## RolyPoly 2 years ago (again)Solve by Laplace transform: $\frac{d^2y}{dx^2} + a \frac{dy}{dx} - 2a^2y=0$ y(0)=6, y'(0) = 0

1. RolyPoly

$\frac{d^2y}{dx^2} + a \frac{dy}{dx} - 2a^2y=0$$sY'-0 +a(sY-6)-2a^2Y=0$$s(sY-6) +a(sY-6)-2a^2Y=0$$(s^2+as-2a^2)Y=6a+6s$$Y=\frac{6a+6s}{(s+2a)(s-a)}$So far so good?

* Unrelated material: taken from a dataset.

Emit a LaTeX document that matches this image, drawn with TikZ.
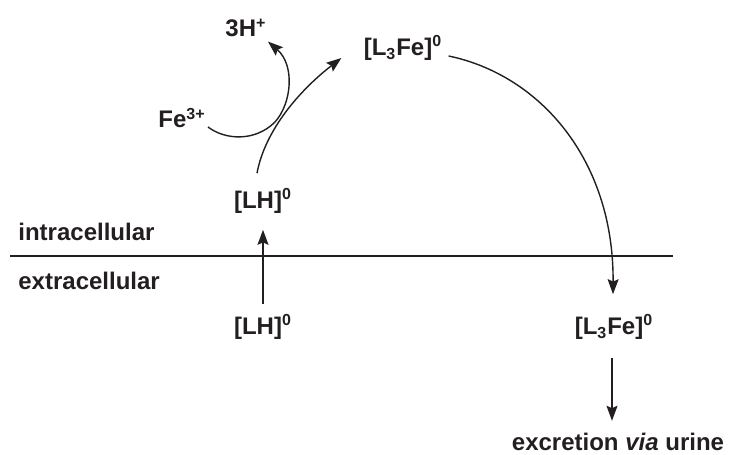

Or...??

2. experimentX

|dw:1355844666804:dw|

3. RolyPoly

y(0)=6, y'(0) = 0

4. experimentX

sorry ... i didn't see, looks like the transform of d^2y/dx^2 is incorrect.

5. experimentX
6. RolyPoly

I guess so.. $L(y'') = s^2Y - s(6) -0=s^2Y-6s$What's wrong?

7. experimentX

$sY'-0 +a(sY-6)-2a^2Y=0$ this should be like $s^2 Y - 6s + a(sY - 0) -2a^2 Y = 0$

8. RolyPoly

$L(\frac{dy}{dx}) = sY - f(0)$Right?

9. experimentX

yep!!

10. experimentX

woops!! sorry I misread ... i put opposite!!

11. experimentX

$s^2 Y - 0 - 6 + a(sY - 6) - 2a^2 Y = 0$

12. RolyPoly

It's okay! But what's wrong with my workings?

13. RolyPoly

$L(y'') = s^2Y - s(6) -0=s^2Y-6s$

14. experimentX

the second step!! lol ... i again put it wrong!!

15. RolyPoly

The second step is right. You just get the third immediately.. $L(y'') = sL(y')-f'(0) = s^2 Y-sf(0) - f'(0)$ Anyway.. I still get the third step..?!

16. experimentX

Y' ... well i thought you differentiated it.

17. experimentX

the answer should be according to mathematica $\left\{\left\{y[x]\to 2 e^{-2 a x} \left(1+2 e^{3 a x}\right)\right\}\right\}$

18. RolyPoly

Sorry :(

19. RolyPoly

Yes... But I can't get it :(

20. experimentX

the final answer is right ... you get $F(s) = \frac{6(a+s)}{s^2 + as - 2a^2}$ looks lkie you factorized it.

21. experimentX

now just take the inverse transform.

22. RolyPoly

Factorize it -> partial fraction -> inverse Right?

23. experimentX

yeah!! that's the way

24. RolyPoly

$F(s) = \frac{6(a+s)}{s^2 + as - 2a^2}=\frac{6(a+s)}{(a+2a)(s-a)}$I suppose..

25. RolyPoly

s+2a typo

26. RolyPoly

$Y = \frac{6a+6s}{(s+2a)(s-a)}=\frac{A}{s+2a}+\frac{B}{s-a}$ A(s-a) + B(s+2a) =6a+6s A+B = 6 2B-A = 6 => B=4 , A=2 $Y =\frac{2}{s+2a}+\frac{4}{s-a}$$y=2e^{-2at}+4e^{at}$Why couldn't I get this answer... :\ Thanks!!